I am going to try to define numbers which will permit division by zero. Furthermore, I am going to try to keep the numbers behaving as well as possible. I was working on this problem. So far I have addition of these numbers complete. Here they are.

Consider the group $\displaystyle <\mathbb{R},+>$, we will "add" two numbers to this group and redefine the addition operation to keep it a group.

Definition: "Hackerian space" is the set $\displaystyle \mathcal{H}=\mathbb{R}\cup \{-nan,+nan\}$

Definition: The binary operation,

$\displaystyle *:\mathcal{H}\times \mathcal{H}\to \mathcal{H}$ will be as follows:

$\displaystyle \forall a,b\in \mathbb{R} \, \, \, \, a*b=a+b$

$\displaystyle \forall a\in \mathcal{H} \not = \mp nan \, \, \, \, a*\pm nan=\pm nan*a=\pm nan$

$\displaystyle \forall a\in \mathcal{H} \, \, \, \, \, 0*a=0*a=0$

$\displaystyle \pm nan*\mp nan=\mp nan*\pm nan=0$

Theorem: Hackerian space is a group.

Proof: Trivial

We do obtain something interesting with this construction.
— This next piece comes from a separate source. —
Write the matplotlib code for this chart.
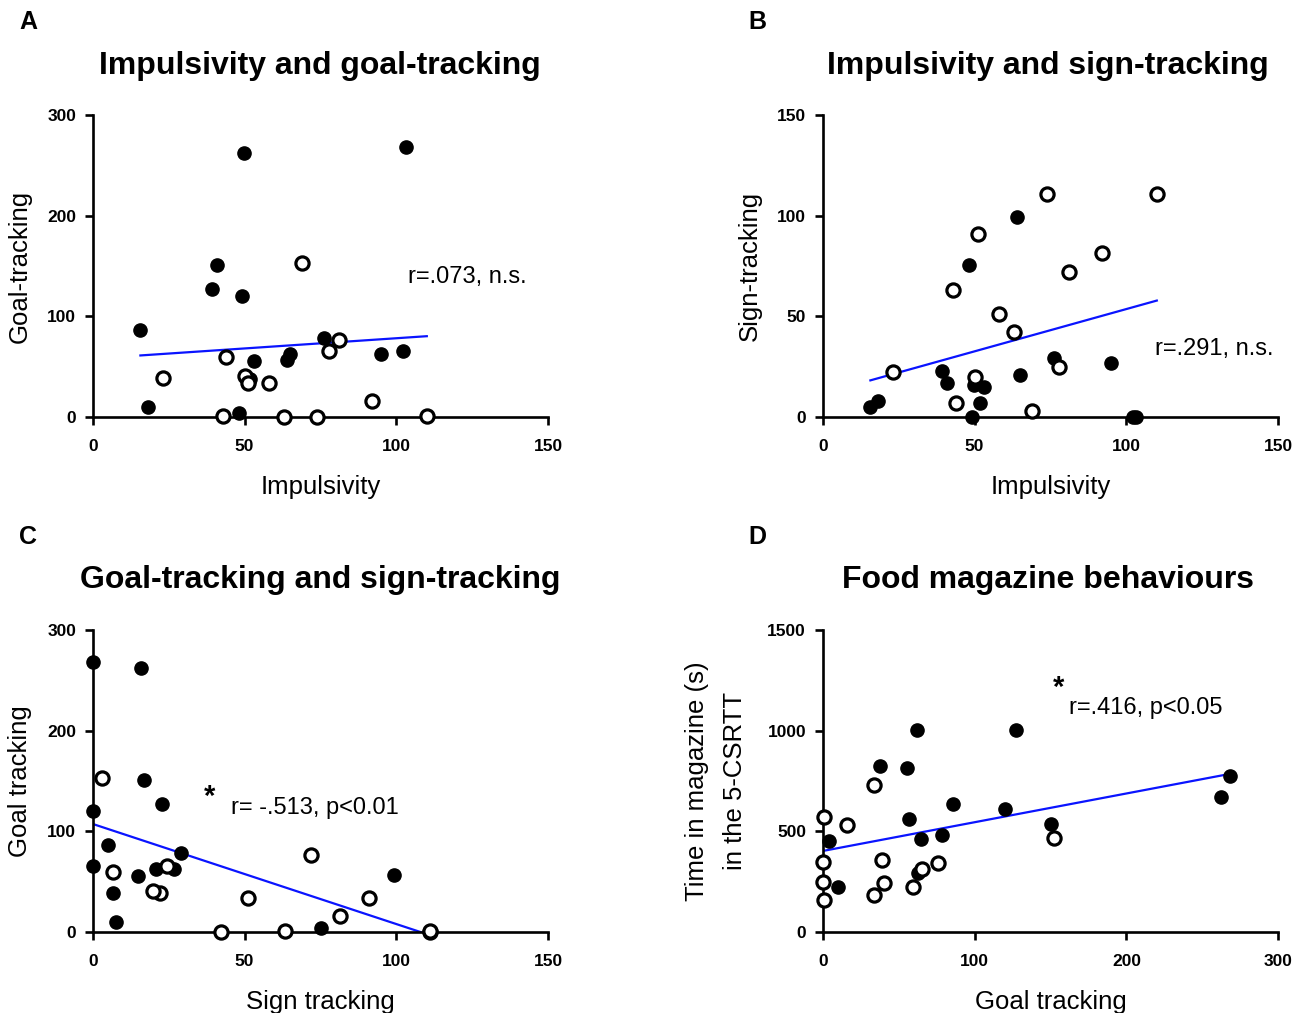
import numpy as np
import matplotlib
matplotlib.use("Agg")
import matplotlib.pyplot as plt

plt.rcParams['font.family'] = ['Liberation Sans', 'DejaVu Sans']

# ---- data (filled = one group, open = other group) ----
imp_filled = [49.9, 103, 41, 39.2, 49, 15.7, 76, 53, 65, 64, 95, 102, 18.1, 48.2, 51.8]
gt_filled = [262, 268, 150.6, 127, 120, 86, 78.6, 55.7, 62.7, 56.7, 62, 65, 10, 4, 38]
st_filled = [15.8, 0, 16.9, 22.9, 0, 5, 29, 14.8, 20.7, 99.2, 26.9, 0, 7.8, 75.3, 6.6]
mag_filled = [672, 776, 536, 1005, 609, 637, 482, 813, 291, 560, 1003, 464, 222, 454, 826]

imp_open = [69, 81.2, 77.7, 43.9, 23, 50, 51, 58, 92, 43, 63, 74, 110]
gt_open = [152.6, 76, 65.7, 59.7, 38.8, 40.5, 33.8, 33.8, 16, 0.7, 0, 0, 0.7]
st_open = [3, 72, 24.5, 6.6, 22, 20, 91, 51, 81.3, 63.3, 42.3, 111, 111]
mag_open = [465, 344, 311, 225, 358, 245, 728, 182, 533, 573, 349, 250, 159]

panel_letters = ["A", "B", "C", "D"]
titles = ["Impulsivity and goal-tracking", "Impulsivity and sign-tracking",
          "Goal-tracking and sign-tracking", "Food magazine behaviours"]
xlabels = ["Impulsivity", "Impulsivity", "Sign tracking", "Goal tracking"]
ylabels = ["Goal-tracking", "Sign-tracking", "Goal tracking",
           "Time in magazine (s)\nin the 5-CSRTT"]
annotations = ["r=.073, n.s.", "r=.291, n.s.", "r= -.513, p<0.01", "r=.416, p<0.05"]
stars = [None, None, "*", "*"]
xticks_list = [[0, 50, 100, 150], [0, 50, 100, 150], [0, 50, 100, 150], [0, 100, 200, 300]]
yticks_list = [[0, 100, 200, 300], [0, 50, 100, 150], [0, 100, 200, 300], [0, 500, 1000, 1500]]

panels = [
    (imp_filled, gt_filled, imp_open, gt_open),
    (imp_filled, st_filled, imp_open, st_open),
    (st_filled, gt_filled, st_open, gt_open),
    (gt_filled, mag_filled, gt_open, mag_open),
]

W, H = 1309, 1013
fig = plt.figure(figsize=(W / 100, H / 100), dpi=100)

# axes boxes in pixels: (left, bottom_y_pixel, right, top_y_pixel)
boxes = [(92.7, 416.7, 548.3, 115.3), (822.7, 416.7, 1278.3, 115.3),
         (92.7, 931.7, 548.3, 630.0), (822.7, 932.0, 1278.3, 630.0)]
letter_pos = [(28, 22), (757, 22), (28, 537), (757, 537)]
title_pos = [(320, 66), (1048, 66), (320, 580), (1048, 580)]
ann_pos = [(408, 277), (1155, 349), (231, 808), (1069, 708)]
star_pos = [None, None, (210, 797), (1059, 688)]
ylabel_x = [20, 750, 20, 716]

for i in range(4):
    l, b, r, t = boxes[i]
    ax = fig.add_axes([l / W, (H - b) / H, (r - l) / W, (b - t) / H])
    xf, yf, xo, yo = panels[i]
    xt, yt = xticks_list[i], yticks_list[i]

    ax.plot(xf, yf, 'o', ms=9.5, color='black', mec='black', clip_on=False, zorder=3)
    ax.plot(xo, yo, 'o', ms=9.5, mfc='white', mec='black', mew=2.3, clip_on=False, zorder=4)

    xall = np.array(xf + xo, dtype=float)
    yall = np.array(yf + yo, dtype=float)
    slope, inter = np.polyfit(xall, yall, 1)
    xs = np.array([xall.min(), xall.max()])
    ax.plot(xs, slope * xs + inter, color='#0a14ff', lw=1.6, zorder=2)

    ax.set_xlim(xt[0], xt[-1])
    ax.set_ylim(yt[0], yt[-1])
    ax.set_xticks(xt)
    ax.set_yticks(yt)
    ax.set_xticklabels([str(v) for v in xt], fontsize=12.5, fontweight='bold')
    ax.set_yticklabels([str(v) for v in yt], fontsize=12.5, fontweight='bold')
    for s in ['top', 'right']:
        ax.spines[s].set_visible(False)
    for s in ['left', 'bottom']:
        ax.spines[s].set_linewidth(1.9)
    ax.tick_params(axis='x', direction='out', length=6, width=1.9, pad=10)
    ax.tick_params(axis='y', direction='out', length=6, width=1.9, pad=6)
    ax.set_xlabel(xlabels[i], fontsize=18.5, labelpad=15)
    ax.patch.set_alpha(0)

    # y label
    cy = (t + b) / 2
    fig.text(ylabel_x[i] / W, 1 - cy / H, ylabels[i], rotation=90, fontsize=18.5,
             ha='center', va='center', linespacing=1.75)

    fig.text(letter_pos[i][0] / W, 1 - letter_pos[i][1] / H, panel_letters[i],
             fontsize=18, fontweight='bold', ha='center', va='center')
    fig.text(title_pos[i][0] / W, 1 - title_pos[i][1] / H, titles[i],
             fontsize=23, fontweight='bold', ha='center', va='center')
    fig.text(ann_pos[i][0] / W, 1 - ann_pos[i][1] / H, annotations[i],
             fontsize=17, ha='left', va='center')
    if stars[i]:
        fig.text(star_pos[i][0] / W, 1 - star_pos[i][1] / H, stars[i],
                 fontsize=21, fontweight='bold', ha='center', va='center')

fig.savefig("out.png", dpi=100)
The "Blank set" $\displaystyle =\{-nan,0,nan\}$ is a normal subgroup of Hackerian space. And the interesting property is that,

$\displaystyle \boxed{\mathcal{H}/\mathbb{B}\simeq \mathbb{R}}$

Now there is a chance that $\displaystyle \mathcal{H}\simeq \mathbb{R}$ because they have the same cardinality. But the boxed property shows that it is isomorphic by a non-zero factor group. I hope that shows that they are distinct algebra structures but I am not sure.*)

*)Conjecture.

We have constructed a new group which is distinct by isomorphism from the reals if the conjecture is true. We can now try to procede to define multiplication.